The host of this Blog taught in California public schools (for thirty years – 1975 to 2005) with large Hispanic/Latino student populations and often heard Mexican students complain about having to learn English since they weren’t Americans and did not plan to stay—many came with their families to make money and not to attend school. Those schools also had White, Asian and African-American/Black students attending the same classes.
It is obvious that two-thirds of these Hispanic/Latino students bring their attitudes of education, cultural beliefs and biases with them when they enter the United States.
American Renaissance says, “Hispanics drop out of high school in the United States at (more than) three times the white rate and twice the black rate. Even third-generation Hispanics drop out of school at higher rates than blacks and are less likely to be college graduates. From 1992 to 2003, Hispanic illiteracy in English rose from 35 percent to 44 percent. The average Hispanic 12th-grader reads and does math at the level of the average White 8th-grader.”

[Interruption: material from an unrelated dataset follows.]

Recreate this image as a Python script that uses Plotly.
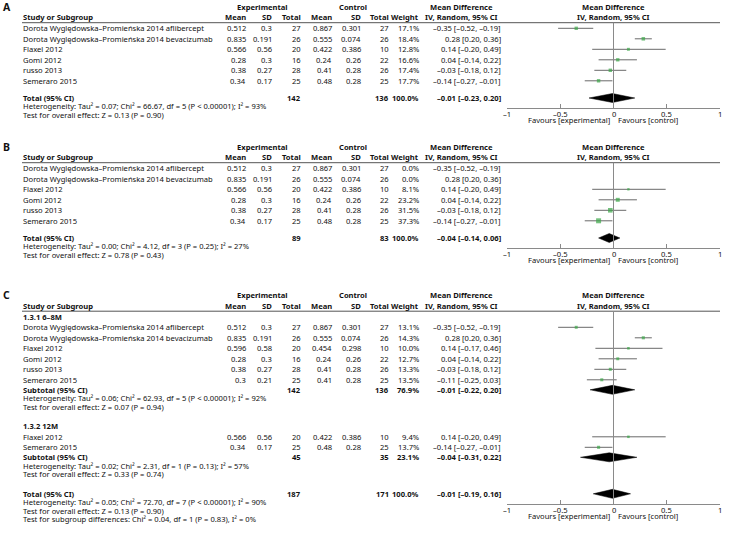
import plotly.graph_objects as go
import math

W, H = 730, 536
FONT = "Noto Sans"
FS = 7.6
TC = "#111111"
GREEN = "#3aa647"
CI_COLOR = "#6a6a6a"
AX_COLOR = "#8a8a8a"

# ---------------- data ----------------
study_names = [
    "Dorota Wyględowska–Promieńska 2014 aflibercept",
    "Dorota Wyględowska–Promieńska 2014 bevacizumab",
    "Flaxel 2012",
    "Gomi 2012",
    "russo 2013",
    "Semeraro 2015",
]
ab_exp_mean = [0.512, 0.835, 0.566, 0.28, 0.38, 0.34]
ab_exp_sd = [0.3, 0.191, 0.56, 0.3, 0.27, 0.17]
ab_exp_n = [27, 26, 20, 16, 28, 25]
ab_ctl_mean = [0.867, 0.555, 0.422, 0.24, 0.41, 0.48]
ab_ctl_sd = [0.301, 0.074, 0.386, 0.26, 0.28, 0.28]
ab_ctl_n = [27, 26, 10, 22, 26, 25]
ab_md = [-0.35, 0.28, 0.14, 0.04, -0.03, -0.14]
ab_lo = [-0.52, 0.20, -0.20, -0.14, -0.18, -0.27]
ab_hi = [-0.19, 0.36, 0.49, 0.22, 0.12, -0.01]
a_weight = [17.1, 18.4, 12.8, 16.6, 17.4, 17.7]
b_weight = [0.0, 0.0, 8.1, 23.2, 31.5, 37.3]

a_total_n = [142, 136]
a_total_est = [-0.01, -0.23, 0.20]
a_het = "Heterogeneity: Tau² = 0.07; Chi² = 66.67, df = 5 (P &lt; 0.00001); I² = 93%"
a_test = "Test for overall effect: Z = 0.13 (P = 0.90)"

b_total_n = [89, 83]
b_total_est = [-0.04, -0.14, 0.06]
b_het = "Heterogeneity: Tau² = 0.00; Chi² = 4.12, df = 3 (P = 0.25); I² = 27%"
b_test = "Test for overall effect: Z = 0.78 (P = 0.43)"

c1_label = "1.3.1 6–8M"
c1_names = study_names
c1_exp_mean = [0.512, 0.835, 0.596, 0.28, 0.38, 0.3]
c1_exp_sd = [0.3, 0.191, 0.58, 0.3, 0.27, 0.21]
c1_exp_n = [27, 26, 20, 16, 28, 25]
c1_ctl_mean = [0.867, 0.555, 0.454, 0.24, 0.41, 0.41]
c1_ctl_sd = [0.301, 0.074, 0.298, 0.26, 0.28, 0.28]
c1_ctl_n = [27, 26, 10, 22, 26, 25]
c1_weight = [13.1, 14.3, 10.0, 12.7, 13.3, 13.5]
c1_md = [-0.35, 0.28, 0.14, 0.04, -0.03, -0.11]
c1_lo = [-0.52, 0.20, -0.17, -0.14, -0.18, -0.25]
c1_hi = [-0.19, 0.36, 0.46, 0.22, 0.12, 0.03]
c1_sub_n = [142, 136]
c1_sub_w = 76.9
c1_sub_est = [-0.01, -0.22, 0.20]
c1_het = "Heterogeneity: Tau² = 0.06; Chi² = 62.93, df = 5 (P &lt; 0.00001); I² = 92%"
c1_test = "Test for overall effect: Z = 0.07 (P = 0.94)"

c2_label = "1.3.2 12M"
c2_names = ["Flaxel 2012", "Semeraro 2015"]
c2_exp_mean = [0.566, 0.34]
c2_exp_sd = [0.56, 0.17]
c2_exp_n = [20, 25]
c2_ctl_mean = [0.422, 0.48]
c2_ctl_sd = [0.386, 0.28]
c2_ctl_n = [10, 25]
c2_weight = [9.4, 13.7]
c2_md = [0.14, -0.14]
c2_lo = [-0.20, -0.27]
c2_hi = [0.49, -0.01]
c2_sub_n = [45, 35]
c2_sub_w = 23.1
c2_sub_est = [-0.04, -0.31, 0.22]
c2_het = "Heterogeneity: Tau² = 0.02; Chi² = 2.31, df = 1 (P = 0.13); I² = 57%"
c2_test = "Test for overall effect: Z = 0.33 (P = 0.74)"

c_total_n = [187, 171]
c_total_est = [-0.01, -0.19, 0.16]
c_het = "Heterogeneity: Tau² = 0.05; Chi² = 72.70, df = 7 (P &lt; 0.00001); I² = 90%"
c_test = "Test for overall effect: Z = 0.13 (P = 0.90)"
c_sub_test = "Test for subgroup differences: Chi² = 0.04, df = 1 (P = 0.83), I² = 0%"

tick_vals = [-1, -0.5, 0, 0.5, 1]
tick_text = ["–1", "–0.5", "0", "0.5", "1"]
favours_left = "Favours [experimental]"
favours_right = "Favours [control]"

# ---------------- layout constants (pixels) ----------------
COL_NAME = 22
COL_EM, COL_ESD, COL_EN = 247, 273, 302
COL_CM, COL_CSD, COL_CN = 333, 362, 390
COL_W, COL_CI = 420, 502
X_EXP_C, X_CTL_C, X_MD_C = 262, 353, 462
F_LEFT, F_RIGHT = 507, 720
X_FOREST_C = (F_LEFT + F_RIGHT) / 2
ROW = 10.5       # study row pitch
TXT = 8.5        # footnote line pitch
GAP = 19.5       # gap before next subgroup / total

annotations = []
shapes = []
traces = []


def fmt(v):
    s = f"{abs(v):.2f}"
    return ("–" + s) if v < 0 else s


def ci_text(est):
    return f"{fmt(est[0])} [{fmt(est[1])}, {fmt(est[2])}]"


def num(v):
    return f"{v:g}"


def txt(x, y, s, anchor="left", bold=False, size=FS, xref="paper"):
    annotations.append(dict(
        x=(x / W) if xref == "paper" else x, y=1 - y / H, xref=xref, yref="paper",
        text=("<b>" + s + "</b>") if bold else s,
        xanchor=anchor, yanchor="middle", showarrow=False, borderpad=0,
        font=dict(size=size, family=FONT, color=TC)))


def header(off, label):
    y1, y2 = 6.7 + off, 17 + off
    txt(2, y1, label, bold=True, size=10.5)
    txt(X_EXP_C, y1, "Experimental", "center", True)
    txt(X_CTL_C, y1, "Control", "center", True)
    txt(X_MD_C, y1, "Mean Difference", "center", True)
    txt(X_FOREST_C, y1, "Mean Difference", "center", True)
    txt(COL_NAME, y2, "Study or Subgroup", "left", True)
    for x, s in [(COL_EM, "Mean"), (COL_ESD, "SD"), (COL_EN, "Total"),
                 (COL_CM, "Mean"), (COL_CSD, "SD"), (COL_CN, "Total"),
                 (COL_W, "Weight")]:
        txt(x, y2, s, "right", True)
    txt(X_MD_C, y2, "IV, Random, 95% CI", "center", True)
    txt(X_FOREST_C, y2, "IV, Random, 95% CI", "center", True)
    ly = 22.7 + off
    shapes.append(dict(type="line", xref="paper", yref="paper",
                       x0=COL_NAME / W, x1=F_RIGHT / W, y0=1 - ly / H, y1=1 - ly / H,
                       line=dict(color="#555", width=1)))
    return ly


class Forest:
    def __init__(self, xa):
        self.xa = xa
        self.ci_x, self.ci_y = [], []
        self.sq_x, self.sq_y, self.sq_s = [], [], []

    def study(self, y, md, lo, hi, w):
        if w <= 0:
            return
        self.ci_x += [lo, hi, None]
        self.ci_y += [y, y, None]
        self.sq_x.append(md)
        self.sq_y.append(y)
        self.sq_s.append(max(2.0, 5.0 * math.sqrt(w / 37.3)))

    def diamond(self, y, est):
        md, lo, hi = est
        traces.append(go.Scatter(
            x=[lo, md, hi, md, lo], y=[y, y - 4.5, y, y + 4.5, y],
            xaxis=self.xa, yaxis="y", mode="lines", fill="toself",
            fillcolor="black", line=dict(color="black", width=0.5),
            hoverinfo="skip", showlegend=False))

    def finish(self):
        traces.append(go.Scatter(x=self.ci_x, y=self.ci_y, xaxis=self.xa, yaxis="y",
                                 mode="lines", line=dict(color=CI_COLOR, width=1),
                                 hoverinfo="skip", showlegend=False))
        traces.append(go.Scatter(x=self.sq_x, y=self.sq_y, xaxis=self.xa, yaxis="y",
                                 mode="markers",
                                 marker=dict(symbol="square", size=self.sq_s, color=GREEN,
                                             line=dict(width=0)),
                                 hoverinfo="skip", showlegend=False))


def study_rows(y0, forest, names, em, esd, en, cm, csd, cn, wts, md, lo, hi):
    y = y0
    for i in range(len(names)):
        txt(COL_NAME, y, names[i])
        txt(COL_EM, y, num(em[i]), "right")
        txt(COL_ESD, y, num(esd[i]), "right")
        txt(COL_EN, y, str(en[i]), "right")
        txt(COL_CM, y, num(cm[i]), "right")
        txt(COL_CSD, y, num(csd[i]), "right")
        txt(COL_CN, y, str(cn[i]), "right")
        txt(COL_W, y, f"{wts[i]:.1f}%", "right")
        txt(COL_CI, y, ci_text([md[i], lo[i], hi[i]]), "right")
        forest.study(y, md[i], lo[i], hi[i], wts[i])
        y += ROW
    return y - ROW


def summary_row(y, label, n, w, est, forest):
    txt(COL_NAME, y, label, "left", True)
    txt(COL_EN, y, str(n[0]), "right", True)
    txt(COL_CN, y, str(n[1]), "right", True)
    txt(COL_W, y, f"{w:.1f}%", "right", True)
    txt(COL_CI, y, ci_text(est), "right", True)
    forest.diamond(y, est)


def zero_line(xa, y0, y1):
    shapes.append(dict(type="line", xref=xa, yref="y", x0=0, x1=0, y0=y0, y1=y1,
                       line=dict(color=AX_COLOR, width=1)))


def axis_labels(xa, ax_y):
    for v, s in zip(tick_vals, tick_text):
        txt(v, ax_y + 6.0, s, "center", xref=xa)
    txt(611, ax_y + 12.3, favours_left, "right")
    txt(617, ax_y + 12.3, favours_right, "left")


axis_pos = {}

# ---------------- Panel A ----------------
off = 0
fA = Forest("x")
ly = header(off, "A")
last = study_rows(28.3 + off, fA, study_names, ab_exp_mean, ab_exp_sd, ab_exp_n,
                  ab_ctl_mean, ab_ctl_sd, ab_ctl_n, a_weight, ab_md, ab_lo, ab_hi)
ty = 98 + off
summary_row(ty, "Total (95% CI)", a_total_n, 100.0, a_total_est, fA)
txt(COL_NAME, ty + TXT, a_het)
txt(COL_NAME, ty + 2 * TXT, a_test)
ax_y = ty + 9.7
axis_pos["x"] = ax_y
zero_line("x", ly, ax_y)
axis_labels("x", ax_y)
fA.finish()

# ---------------- Panel B ----------------
off = 140
fB = Forest("x2")
ly = header(off, "B")
study_rows(28.3 + off, fB, study_names, ab_exp_mean, ab_exp_sd, ab_exp_n,
           ab_ctl_mean, ab_ctl_sd, ab_ctl_n, b_weight, ab_md, ab_lo, ab_hi)
ty = 98 + off
summary_row(ty, "Total (95% CI)", b_total_n, 100.0, b_total_est, fB)
txt(COL_NAME, ty + TXT, b_het)
txt(COL_NAME, ty + 2 * TXT, b_test)
ax_y = ty + 9.7
axis_pos["x2"] = ax_y
zero_line("x2", ly, ax_y)
axis_labels("x2", ax_y)
fB.finish()

# ---------------- Panel C ----------------
off = 288.5
fC = Forest("x3")
ly = header(off, "C")
y = 28.3 + off
txt(COL_NAME, y, c1_label, "left", True)
y += ROW
last = study_rows(y, fC, c1_names, c1_exp_mean, c1_exp_sd, c1_exp_n,
                  c1_ctl_mean, c1_ctl_sd, c1_ctl_n, c1_weight, c1_md, c1_lo, c1_hi)
y = last + 10.0
summary_row(y, "Subtotal (95% CI)", c1_sub_n, c1_sub_w, c1_sub_est, fC)
txt(COL_NAME, y + TXT, c1_het)
txt(COL_NAME, y + 2 * TXT, c1_test)
y = y + 2 * TXT + GAP
txt(COL_NAME, y, c2_label, "left", True)
y += ROW
last = study_rows(y, fC, c2_names, c2_exp_mean, c2_exp_sd, c2_exp_n,
                  c2_ctl_mean, c2_ctl_sd, c2_ctl_n, c2_weight, c2_md, c2_lo, c2_hi)
y = last + 10.0
summary_row(y, "Subtotal (95% CI)", c2_sub_n, c2_sub_w, c2_sub_est, fC)
txt(COL_NAME, y + TXT, c2_het)
txt(COL_NAME, y + 2 * TXT, c2_test)
ty = y + 2 * TXT + GAP
summary_row(ty, "Total (95% CI)", c_total_n, 100.0, c_total_est, fC)
txt(COL_NAME, ty + TXT, c_het)
txt(COL_NAME, ty + 2 * TXT, c_test)
txt(COL_NAME, ty + 3 * TXT, c_sub_test)
ax_y = ty + 9.7
axis_pos["x3"] = ax_y
zero_line("x3", ly, ax_y)
axis_labels("x3", ax_y)
fC.finish()

# ---------------- figure ----------------
fig = go.Figure(data=traces)


def xaxis_cfg(key):
    cfg = dict(domain=[F_LEFT / W, F_RIGHT / W], range=[-1, 1], anchor="free",
               position=1 - axis_pos[key] / H, showline=True, linecolor=AX_COLOR,
               linewidth=1, ticks="inside", ticklen=4, tickcolor=AX_COLOR, tickwidth=1,
               tickvals=tick_vals, showticklabels=False, showgrid=False, zeroline=False,
               fixedrange=True)
    if key != "x":
        cfg["overlaying"] = "x"
    return cfg


fig.update_layout(
    width=W, height=H, margin=dict(l=0, r=0, t=0, b=0),
    paper_bgcolor="white", plot_bgcolor="rgba(0,0,0,0)",
    xaxis=xaxis_cfg("x"), xaxis2=xaxis_cfg("x2"), xaxis3=xaxis_cfg("x3"),
    yaxis=dict(domain=[0, 1], range=[H, 0], visible=False, fixedrange=True),
    annotations=annotations, shapes=shapes, showlegend=False,
    font=dict(family=FONT, size=FS, color=TC),
)

fig.write_html("out.html", config={"displayModeBar": False},
               post_script="document.body.style.margin='0px';document.body.style.overflow='hidden';")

In California for 2010, 41.7% of Hispanic/Latino students achieved the NCLB benchmarks in the English Language while 46.7% made the benchmark for Mathematics. There were 2,385,282 Hispanic/Latino students enrolled in the public schools, which means 994,662 met the NCLB benchmark for English Language and 1,113,927 met the benchmark for Mathematics, but according to Mr. Morally Correct, teachers should quit their jobs because they are frauds and thieves if they cash their monthly checks since this subgroup did not meet the NCLB benchmark.
Unsupervised children are at increased risk for violence, drug abuse, and sexual activity.
Since this subgroup did not meet the benchmark set by California, many schools in the state are considered failures by the NCLB Act and the teachers/educators may be punished when 2014 arrives by possibly losing their jobs and/or having their schools closed. The students may then be bused to other schools that made the benchmarks as if the teachers are the reason one school succeeds and another one fails.
It doesn’t matter that the failing schools may have met the benchmarks for the White and Asian subgroups attending the same classes with Hispanics/Latinos. All it takes is one subgroup not achieving the benchmark to be considered a failure.
Since most of the Hispanic/Latino students in California come from Mexico, it helps to understand a little of the culture that gave birth to and raises these children that drop out of US schools more than three times the rate of the White race and two times that of the African-American/Black race.
The results of the 2009 PISA reading literacy test for students age 15 in Mexico reveals that only one percent (1%) earned a 5, which is the highest possible score, while 28% scored a one, the lowest possible score. The CIA Factbook says only 86.1% of the population of Mexico age 15 and over can read and write.
In Mexico, most young children attend primary school but only 62 percent reach secondary school. At secondary level, about half drop out, which means 31% of students that started school at age six will finish high school, according to non-governmental organization Mexicanos Primero (Mexicans First). Source: Reuters
The dropout rate in Mexico’s schools is almost 70% compared to 8.1% in the United States.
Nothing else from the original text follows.